With pay television falling prey to Internet streaming companies like Netflix, and Media24’s Multichoice spun off more than two years ago, (now the subject of a takeover by Canal+), executives at the company must be feeling the pinch, with very little left after tax — a sum of the parts analysis of the company might just provide an astonishing headline: Boetie, where are the parts?

The easy answer is Media24 is Takealot, South Africa’s number one online retailer, but with Amazon, Shein and Temu competing with the platform, executives must have had a groot skrik looking at projected revenues, seeing what is coming at them?

I suspect none of this verdriet impacts upon holding company Naspers and its ‘Jekyl & Hyde’ shenanigans at Prosus, both behemoths who collectively control billions of revenue from Tencent (and the Chinese certainly aren’t complaining about SA ownership of Wechat?) — that ancient bastion of Afrikaner kragdadigheid at the Heerengracht must be sensing they either need to throw in the towel, or buy into the new Web3 economy ?
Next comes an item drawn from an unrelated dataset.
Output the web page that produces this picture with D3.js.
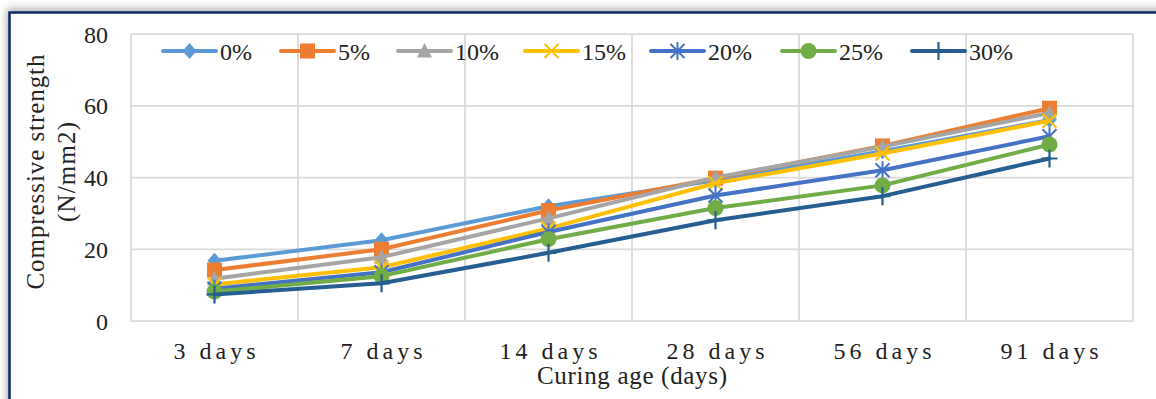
<!DOCTYPE html>
<html>
<head>
<meta charset="utf-8">
<script src="https://cdn.jsdelivr.net/npm/d3@7"></script>
<style>
  html, body { margin: 0; padding: 0; background: #fff; }
  svg { display: block; }
</style>
</head>
<body>
<div id="chart"></div>
<script>
// data
const categories = ["3 days", "7 days", "14 days", "28 days", "56 days", "91 days"];
const seriesNames = ["0%", "5%", "10%", "15%", "20%", "25%", "30%"];
const s0  = [16.8, 22.5, 32.0, 39.2, 47.3, 56.0];
const s5  = [14.2, 20.0, 30.8, 39.8, 48.8, 59.3];
const s10 = [11.8, 17.8, 28.6, 40.0, 48.6, 58.0];
const s15 = [10.2, 15.0, 25.8, 38.4, 46.7, 55.8];
const s20 = [9.0, 13.6, 24.8, 35.0, 42.0, 51.5];
const s25 = [8.2, 12.5, 22.8, 31.5, 37.8, 49.2];
const s30 = [7.4, 10.5, 19.0, 28.1, 34.8, 45.3];
const yTicks = [0, 20, 40, 60, 80];

const seriesValues = [s0, s5, s10, s15, s20, s25, s30];
const colors = ["#5B9BD5", "#ED7D31", "#A5A5A5", "#FFC000", "#4472C4", "#70AD47", "#255E91"];
const markers = ["diamond", "square", "triangle", "x", "star", "circle", "plus"];

const width = 1156;
const height = 399;
const font = "'Liberation Serif', 'Times New Roman', serif";

const svg = d3.select("#chart").append("svg")
  .attr("width", width)
  .attr("height", height);

// frame with soft shadow on top/left
const defs = svg.append("defs");
const flt = defs.append("filter").attr("id", "shadow")
  .attr("x", "-5%").attr("y", "-10%").attr("width", "110%").attr("height", "120%");
flt.append("feDropShadow")
  .attr("dx", -2).attr("dy", -3)
  .attr("stdDeviation", 4)
  .attr("flood-color", "#000")
  .attr("flood-opacity", 0.35);

svg.append("rect")
  .attr("x", 9).attr("y", 12)
  .attr("width", width + 20).attr("height", height + 20)
  .attr("fill", "#fff")
  .attr("filter", "url(#shadow)");
svg.append("rect")
  .attr("x", 9.5).attr("y", 12.5)
  .attr("width", width + 20).attr("height", height + 20)
  .attr("fill", "none")
  .attr("stroke", "#0E2A6B")
  .attr("stroke-width", 2.5);

// plot area
const plot = { left: 131, right: 1133, top: 34, bottom: 321 };

const x = d3.scaleBand()
  .domain(categories)
  .range([plot.left, plot.right])
  .padding(0);

const y = d3.scaleLinear()
  .domain([0, 80])
  .range([plot.bottom, plot.top]);

const grid = svg.append("g").attr("stroke", "#D9D9D9").attr("stroke-width", 1.75);

// horizontal gridlines
grid.selectAll("line.h")
  .data(yTicks)
  .join("line")
  .attr("class", "h")
  .attr("x1", plot.left).attr("x2", plot.right)
  .attr("y1", d => y(d)).attr("y2", d => y(d));

// vertical gridlines on category boundaries
const bounds = categories.map(c => x(c)).concat([x(categories[categories.length - 1]) + x.bandwidth()]);
grid.selectAll("line.v")
  .data(bounds)
  .join("line")
  .attr("class", "v")
  .attr("x1", d => d).attr("x2", d => d)
  .attr("y1", plot.top).attr("y2", plot.bottom);

// y tick labels
svg.append("g")
  .selectAll("text")
  .data(yTicks)
  .join("text")
  .attr("x", 108)
  .attr("y", d => y(d))
  .attr("dy", "0.36em")
  .attr("text-anchor", "end")
  .attr("font-family", font)
  .attr("font-size", 24)
  .attr("fill", "#222")
  .text(d => d);

// x tick labels (spaced out like the original)
svg.append("g")
  .selectAll("text")
  .data(categories)
  .join("text")
  .attr("x", d => x(d) + x.bandwidth() / 2 + 2)
  .attr("y", 359)
  .attr("text-anchor", "middle")
  .attr("font-family", font)
  .attr("font-size", 24)
  .attr("letter-spacing", 4)
  .attr("fill", "#222")
  .text(d => d);

// axis titles
svg.append("text")
  .attr("x", (plot.left + plot.right) / 2)
  .attr("y", 384)
  .attr("text-anchor", "middle")
  .attr("font-family", font)
  .attr("font-size", 25)
  .attr("textLength", 190)
  .attr("lengthAdjust", "spacing")
  .attr("fill", "#222")
  .text("Curing age (days)");

const yTitle = svg.append("g")
  .attr("transform", "translate(0,172) rotate(-90)")
  .attr("font-family", font)
  .attr("font-size", 25)
  .attr("fill", "#222");
yTitle.append("text")
  .attr("x", 0).attr("y", 44)
  .attr("text-anchor", "middle")
  .attr("textLength", 235)
  .attr("lengthAdjust", "spacing")
  .text("Compressive strength");
yTitle.append("text")
  .attr("x", 0).attr("y", 75)
  .attr("text-anchor", "middle")
  .attr("textLength", 100)
  .attr("lengthAdjust", "spacing")
  .text("(N/mm2)");

// marker shapes
function drawMarker(g, type, color) {
  if (type === "diamond") {
    g.append("path").attr("d", "M0,-8L7,0L0,8L-7,0Z").attr("fill", color);
  } else if (type === "square") {
    g.append("rect").attr("x", -7.5).attr("y", -7.5).attr("width", 15).attr("height", 15).attr("fill", color);
  } else if (type === "triangle") {
    g.append("path").attr("d", "M0,-8L7.5,6.5L-7.5,6.5Z").attr("fill", color);
  } else if (type === "x") {
    g.append("path").attr("d", "M-7,-7L7,7M7,-7L-7,7")
      .attr("stroke", color).attr("stroke-width", 2).attr("fill", "none");
  } else if (type === "star") {
    g.append("path").attr("d", "M-7,-7L7,7M7,-7L-7,7M0,-9L0,9")
      .attr("stroke", color).attr("stroke-width", 2).attr("fill", "none");
  } else if (type === "circle") {
    g.append("circle").attr("r", 8).attr("fill", color);
  } else if (type === "plus") {
    g.append("path").attr("d", "M-8,0L8,0M0,-9L0,9")
      .attr("stroke", color).attr("stroke-width", 2.2).attr("fill", "none");
  }
}

const line = d3.line()
  .x((d, i) => x(categories[i]) + x.bandwidth() / 2)
  .y(d => y(d));

// series, drawn in order so later ones sit on top
seriesValues.forEach((vals, si) => {
  const g = svg.append("g");
  g.append("path")
    .datum(vals)
    .attr("d", line)
    .attr("fill", "none")
    .attr("stroke", colors[si])
    .attr("stroke-width", 4)
    .attr("stroke-linejoin", "round")
    .attr("stroke-linecap", "round");
  vals.forEach((v, i) => {
    const m = g.append("g")
      .attr("transform", `translate(${x(categories[i]) + x.bandwidth() / 2},${y(v)})`);
    drawMarker(m, markers[si], colors[si]);
  });
});

// legend
const legendX = [163, 281, 398, 525, 651, 782, 912];
const legendY = 51;
const legend = svg.append("g");
seriesNames.forEach((name, si) => {
  const lg = legend.append("g").attr("transform", `translate(${legendX[si]},${legendY})`);
  lg.append("line")
    .attr("x1", 0).attr("x2", 53)
    .attr("stroke", colors[si])
    .attr("stroke-width", 4)
    .attr("stroke-linecap", "round");
  const m = lg.append("g").attr("transform", "translate(26.5,0)");
  drawMarker(m, markers[si], colors[si]);
  lg.append("text")
    .attr("x", 57)
    .attr("dy", "0.36em")
    .attr("font-family", font)
    .attr("font-size", 24)
    .attr("fill", "#222")
    .text(name);
});
</script>
</body>
</html>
That would be too easy, instead they have become the eternal whining aunties feasting on scalped whales harpooned by their parent company, so accurately portrayed by Daniel Defoe in his epic tail of capitalism, Moby Dick?

Anyone care to spear a whale?

The media company that refused to participate in the Truth & Reconciliation Commission, disputing the outcome and status of the special report on the role of the media during apartheid, apparently told the Competition Commission that ‘Google is abusing its “dominance” and threatening the viability of the Fourth Estate in South Africa,’ what a joke.

Since when did they ever care about the “Fourth Estate”?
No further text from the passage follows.